MEXICO CITY — Hurricane Rick was more than a day away from the resorts of Baja California on Monday but the 13-foot (4-meter) waves it kicked up have already killed one person in Los Cabos, which lies almost directly in the hurricane's forecast path.

Francisco Cota, the Los Cabos civil defense director, said a 38-year-old man was standing on a rocky point fishing when he was swept away by one of the big waves Sunday. Bystanders went to help the man, but by the time they got him out of the water he was dead.

"We have established patrols on the beaches to keep people from going into the sea," Cota said. Storm shelters were being opened at local schools and patrol vehicles were making the rounds of low-lying neighborhoods with loudspeakers urging people to evacuate.

"The port is closed ... and people are getting their boats our of the bay," Cota said.

Hurricane Rick's maximum sustained winds decreased Monday to near 105 mph, making it a Category 2 hurricane, down from its peak of 180 mph as a Category 5 storm last week, the U.S. National Hurricane Center in Miami said. Rick was moving northwest at about 8 mph. The hurricane was expected to continue weakening, but could hit or pass just offshore of Los Cabos, at the southern tip of the Baja California peninsula, as a Category 1 hurricane by Wednesday, forecasters said.

Rick was centered about 340 miles south-southwest of Cabo San Lucas, one of the two towns that make up the municipality of Los Cabos.

At the beach-side SolMar resort in Cabo San Lucas, manager Silvia Carlos said the hotel was taking precautions, but had not evacuated guests.

"We are covering up windows in the entranceway and sealing doors," Carlos said. "The waves are starting to get high."

Rick also threatened to disrupt a major sport-fishing tournament scheduled to start Wednesday. About 800 sports fishermen were scheduled to gather for the Bisbee's Los Cabos tournament.

About 130 boats had been scheduled to set off into the Pacific on Wednesday — the day Rick is projected to hit, but tournament organizer Clicerio Mercado said the start of the event would be postponed in hopes fishing could resume Thursday or Friday.

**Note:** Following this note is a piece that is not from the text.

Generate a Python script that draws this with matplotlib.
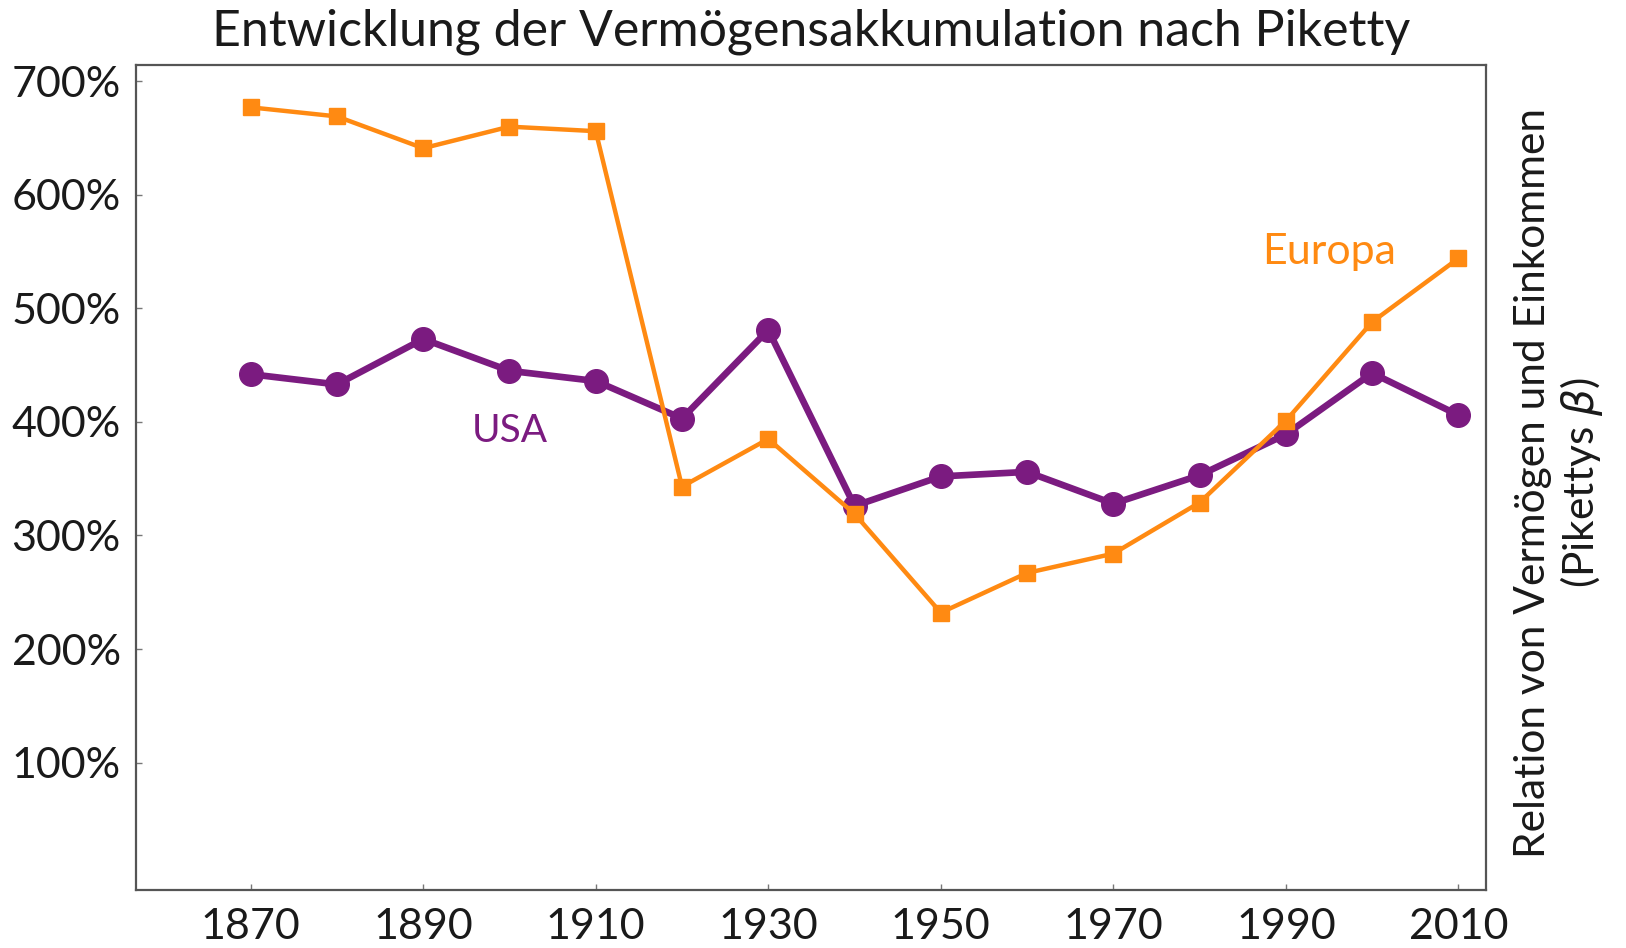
import matplotlib
matplotlib.use("Agg")
import matplotlib.pyplot as plt

# data (wealth / income ratio, in %)
years = [1870, 1880, 1890, 1900, 1910, 1920, 1930, 1940, 1950, 1960, 1970, 1980, 1990, 2000, 2010]
europa = [677, 669, 641, 660, 656, 343, 385, 319, 232, 267, 284, 329, 401, 488, 544]
usa = [442, 433, 473, 445, 436, 403, 481, 326, 352, 356, 328, 353, 389, 443, 406]

xticks = [1870, 1890, 1910, 1930, 1950, 1970, 1990, 2010]
yticks = [100, 200, 300, 400, 500, 600, 700]

orange = "#ff8a12"
purple = "#7b1b80"

plt.rcParams["font.family"] = ["Lato", "DejaVu Sans"]
plt.rcParams["mathtext.fontset"] = "dejavusans"

fig = plt.figure(figsize=(16.26, 9.48), dpi=100)
ax = fig.add_axes([0.0836, 0.0614, 0.8303, 0.8697])

ax.plot(years, usa, color=purple, lw=4.8, marker="o", ms=17, zorder=2)
ax.plot(years, europa, color=orange, lw=3.2, marker="s", ms=11.5, zorder=3)

ax.text(1900, 392, "USA", color=purple, fontsize=28, ha="center", va="center")
ax.text(1995, 550, "Europa", color=orange, fontsize=31, ha="center", va="center")

ax.set_xlim(1856.7, 2013.2)
ax.set_ylim(-12, 714)
ax.set_xticks(xticks)
ax.set_yticks(yticks)
ax.set_yticklabels([f"{v}%" for v in yticks])

for s in ax.spines.values():
    s.set_color("#555555")
    s.set_linewidth(1.6)
ax.tick_params(direction="in", length=4, width=1, color="#777777",
               labelsize=31, labelcolor="#1a1a1a")
ax.tick_params(axis="y", pad=11)
ax.tick_params(axis="x", pad=13)

fig.text(0.499, 0.966, "Entwicklung der Vermögensakkumulation nach Piketty",
         ha="center", va="center", fontsize=36, color="#1a1a1a")
fig.text(0.959, 0.491, "Relation von Vermögen und Einkommen\n(Pikettys $\\beta$)",
         rotation=90, ha="center", va="center", fontsize=30.5, color="#1a1a1a",
         linespacing=1.15, multialignment="center")

fig.savefig("out.png", dpi=100)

Forecasters said a weakening Rick is likely to continue past the Baja peninsula and slam into Mexico's mainland somewhere near the resort city of Mazatlan on Thursday.

Rick was the second-strongest hurricane in the eastern North Pacific since 1966, when experts began keeping reliable records, Hurricane Center meteorologist Hugh Cobb said.

The strongest was Hurricane Linda, which generated maximum winds of 185 mph (296 kph) in September 1997.